(Source code of charts)

───

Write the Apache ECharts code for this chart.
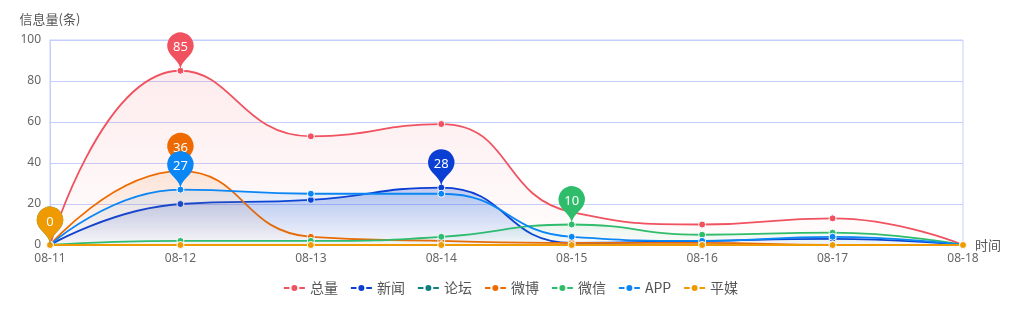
<!DOCTYPE html>
<html><head><meta charset="utf-8">
<script src="https://cdn.jsdelivr.net/npm/echarts@6/dist/echarts.min.js"></script>
<style>html,body{margin:0;padding:0;background:#fff}#c{width:1021px;height:324px}</style>
</head><body><div id="c"></div>
<script>
const categories = ['08-11','08-12','08-13','08-14','08-15','08-16','08-17','08-18'];
const seriesNames = ['总量','新闻','论坛','微博','微信','APP','平媒'];
const total   = [0, 85, 53, 59, 16, 10, 13, 0];
const news    = [0, 20, 22, 28, 1, 2, 3, 0];
const forum   = [0, 0, 0, 0, 0, 0, 0, 0];
const weibo   = [0, 36, 4, 2, 1, 1, 0, 0];
const weixin  = [0, 2, 2, 4, 10, 5, 6, 0];
const app     = [0, 27, 25, 25, 4, 2, 4, 0];
const pingmei = [0, 0, 0, 0, 0, 0, 0, 0];
const yTicks = [0, 20, 40, 60, 80, 100];

const colors = ['#f0525f','#0b3fd4','#0e7f80','#ee6a00','#2fbd6c','#0a86f5','#ee9a00'];
const areaOp = [0.16, 0.35, 0.0, 0.18, 0.14, 0.15, 0.0];
const dataList = [total, news, forum, weibo, weixin, app, pingmei];

function hexA(h, a){const r=parseInt(h.slice(1,3),16),g=parseInt(h.slice(3,5),16),b=parseInt(h.slice(5,7),16);return `rgba(${r},${g},${b},${a})`;}

const series = seriesNames.map((n,i)=>({
  name:n, type:'line', smooth:true, data:dataList[i],
  symbol:'circle', symbolSize:7, showSymbol:true,
  itemStyle:{color:colors[i], borderColor:'#fff', borderWidth:1},
  lineStyle:{width:1.8, color:colors[i]},
  areaStyle: areaOp[i] > 0 ? {color:new echarts.graphic.LinearGradient(0,0,0,1,[{offset:0,color:hexA(colors[i],areaOp[i])},{offset:1,color:hexA(colors[i],0.02)}])} : undefined,
  z: 2 + i,
  markPoint:{
    symbol:'pin', symbolSize:44, z: 20 + i,
    data:[{type:'max'}],
    label:{color:'#fff', fontSize:13, fontFamily:'Noto Sans'},
    itemStyle:{color:colors[i]}
  }
}));

const chart = echarts.init(document.getElementById('c'));
chart.setOption({
  animation:false,
  color:colors,
  grid:{left:50, right:58, top:40, bottom:79, show:true, borderColor:'#c4cfff', borderWidth:1},
  legend:{bottom:24, left:'center', itemWidth:21, itemHeight:10, itemGap:12,
    textStyle:{color:'#555', fontSize:14, fontFamily:'Noto Sans CJK SC'},
    data:seriesNames},
  xAxis:{type:'category', data:categories, boundaryGap:false, name:'时间',
    nameTextStyle:{color:'#555', fontSize:13, fontFamily:'Noto Sans CJK SC'}, nameGap:12,
    axisLine:{lineStyle:{color:'#c4cfff'}}, axisTick:{show:false},
    axisLabel:{color:'#666', fontSize:12, margin:8, fontFamily:'Noto Sans'}},
  yAxis:{type:'value', min:0, max:100, interval:20, name:'信息量(条)',
    nameTextStyle:{color:'#555', fontSize:13, align:'center', fontFamily:'Noto Sans CJK SC', padding:[0,0,0,0]}, nameGap:14,
    axisLine:{show:true, lineStyle:{color:'#c4cfff'}}, axisTick:{show:false},
    axisLabel:{color:'#666', fontSize:12, margin:9, fontFamily:'Noto Sans',
      formatter:v=>yTicks.includes(v)?String(v):''},
    splitLine:{lineStyle:{color:'#c4cfff'}}},
  series:series
});
</script></body></html>
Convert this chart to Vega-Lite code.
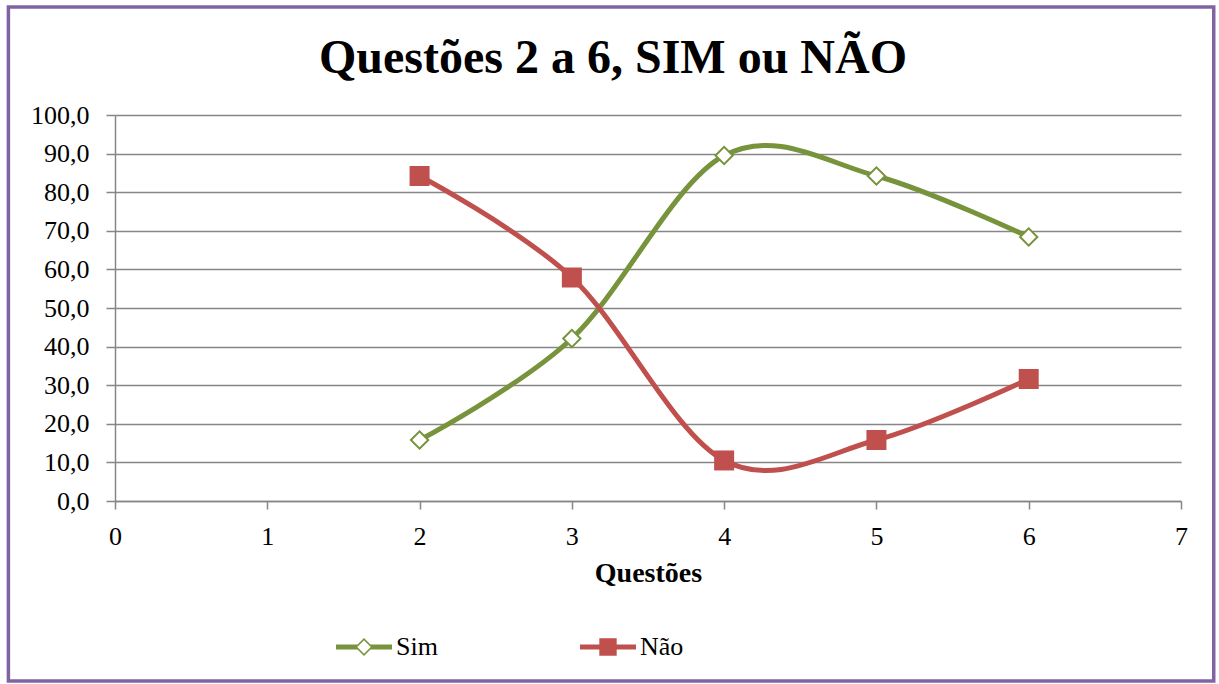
{
  "$schema": "https://vega.github.io/schema/vega-lite/v6.json",
  "width": 1066,
  "height": 386,
  "autosize": {"type": "none"},
  "padding": {"left": 115, "top": 115, "right": 38, "bottom": 183},
  "background": "white",
  "config": {
    "view": {"stroke": null},
    "font": "Liberation Serif",
    "axis": {
      "labelFont": "Liberation Serif",
      "labelFontSize": 26,
      "labelColor": "#000000",
      "domainColor": "#868686",
      "tickColor": "#868686",
      "gridColor": "#868686",
      "domainWidth": 1.5,
      "tickWidth": 1.5,
      "gridWidth": 1.5,
      "labelOverlap": false,
      "labelFlush": false
    }
  },
  "title": {
    "text": "Questões 2 a 6, SIM ou NÃO",
    "font": "Liberation Serif",
    "fontSize": 48,
    "fontWeight": "bold",
    "color": "#000000",
    "anchor": "middle",
    "baseline": "alphabetic",
    "dx": -35,
    "offset": -116
  },
  "data": {
    "values": [
      {"q": 2, "serie": "Sim", "v": 15.8},
      {"q": 3, "serie": "Sim", "v": 42.1},
      {"q": 4, "serie": "Sim", "v": 89.5},
      {"q": 5, "serie": "Sim", "v": 84.2},
      {"q": 6, "serie": "Sim", "v": 68.4},
      {"q": 2, "serie": "Não", "v": 84.2},
      {"q": 3, "serie": "Não", "v": 57.9},
      {"q": 4, "serie": "Não", "v": 10.5},
      {"q": 5, "serie": "Não", "v": 15.8},
      {"q": 6, "serie": "Não", "v": 31.6}
    ]
  },
  "layer": [
    {
      "mark": {"type": "line", "interpolate": "cardinal", "strokeWidth": 5, "strokeCap": "round"},
      "encoding": {
        "x": {
          "field": "q", "type": "quantitative",
          "scale": {"domain": [0, 7], "nice": false, "zero": false},
          "axis": {
            "values": [0, 1, 2, 3, 4, 5, 6, 7], "tickCount": 50, "format": "d", "grid": false,
            "tickSize": 8, "labelPadding": 14, "labelFlush": false,
            "title": "Questões", "titleFont": "Liberation Serif", "titleFontSize": 28,
            "titleFontWeight": "bold", "titleColor": "#000000", "titlePadding": 10
          }
        },
        "y": {
          "field": "v", "type": "quantitative",
          "scale": {"domain": [0, 100], "nice": false},
          "axis": {
            "values": [0, 10, 20, 30, 40, 50, 60, 70, 80, 90, 100],
            "tickCount": 50, "labelFlush": false,
            "labelExpr": "replace(format(datum.value, '.1f'), '.', ',')",
            "grid": true, "tickSize": 9, "labelPadding": 17, "title": null
          }
        },
        "color": {
          "field": "serie", "type": "nominal",
          "scale": {"domain": ["Sim", "Não"], "range": ["#77933C", "#C0504D"]},
          "legend": {
            "orient": "none",
            "direction": "horizontal",
            "legendX": 221,
            "legendY": 504,
            "title": null,
            "labelFont": "Liberation Serif",
            "labelFontSize": 26,
            "labelColor": "#000000",
            "symbolSize": 3136,
            "labelOffset": 4,
            "columnPadding": 142,
            "encode": {
              "symbols": {
                "update": {
                  "shape": {"signal": "datum.value === 'Sim' ? 'M-1,-0.09L-0.24,-0.09L-0.24,0.09L-1,0.09Z M0.24,-0.09L1,-0.09L1,0.09L0.24,0.09Z M-0.32,0L0,-0.32L0.32,0L0,0.32Z M-0.24,0L0,0.24L0.24,0L0,-0.24Z' : 'M-1,-0.09L1,-0.09L1,0.09L-1,0.09Z M-0.31,-0.31L0.31,-0.31L0.31,0.31L-0.31,0.31Z'"},
                  "fill": {"signal": "datum.value === 'Sim' ? '#77933C' : '#C0504D'"},
                  "stroke": {"value": "transparent"},
                  "strokeWidth": {"value": 0},
                  "size": {"value": 3136},
                  "opacity": {"value": 1},
                  "fillOpacity": {"value": 1}
                }
              }
            }
          }
        }
      }
    },
    {
      "transform": [{"filter": "datum.serie === 'Sim'"}],
      "mark": {"type": "point", "shape": "diamond", "filled": false, "fill": "white", "fillOpacity": 1, "stroke": "#77933C", "strokeWidth": 2, "size": 300, "opacity": 1},
      "encoding": {
        "x": {"field": "q", "type": "quantitative"},
        "y": {"field": "v", "type": "quantitative"}
      }
    },
    {
      "transform": [{"filter": "datum.serie === 'Não'"}],
      "mark": {"type": "square", "filled": true, "color": "#C0504D", "size": 400, "opacity": 1},
      "encoding": {
        "x": {"field": "q", "type": "quantitative"},
        "y": {"field": "v", "type": "quantitative"}
      }
    },
    {
      "data": {"values": [{}]},
      "mark": {"type": "rect", "fill": null, "stroke": "#8064A2", "strokeWidth": 3.5, "clip": false},
      "encoding": {
        "x": {"datum": -0.7, "type": "quantitative"},
        "x2": {"datum": 7.215},
        "y": {"datum": 128, "type": "quantitative"},
        "y2": {"datum": -46.6}
      }
    }
  ]
}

───

__WHAT NEEDS TO BE DONE__
Isolate the lines above that contain the word "this" and copy them.

__RESPONSE__
Write the Apache ECharts code for this chart.
Convert this chart to Vega-Lite code.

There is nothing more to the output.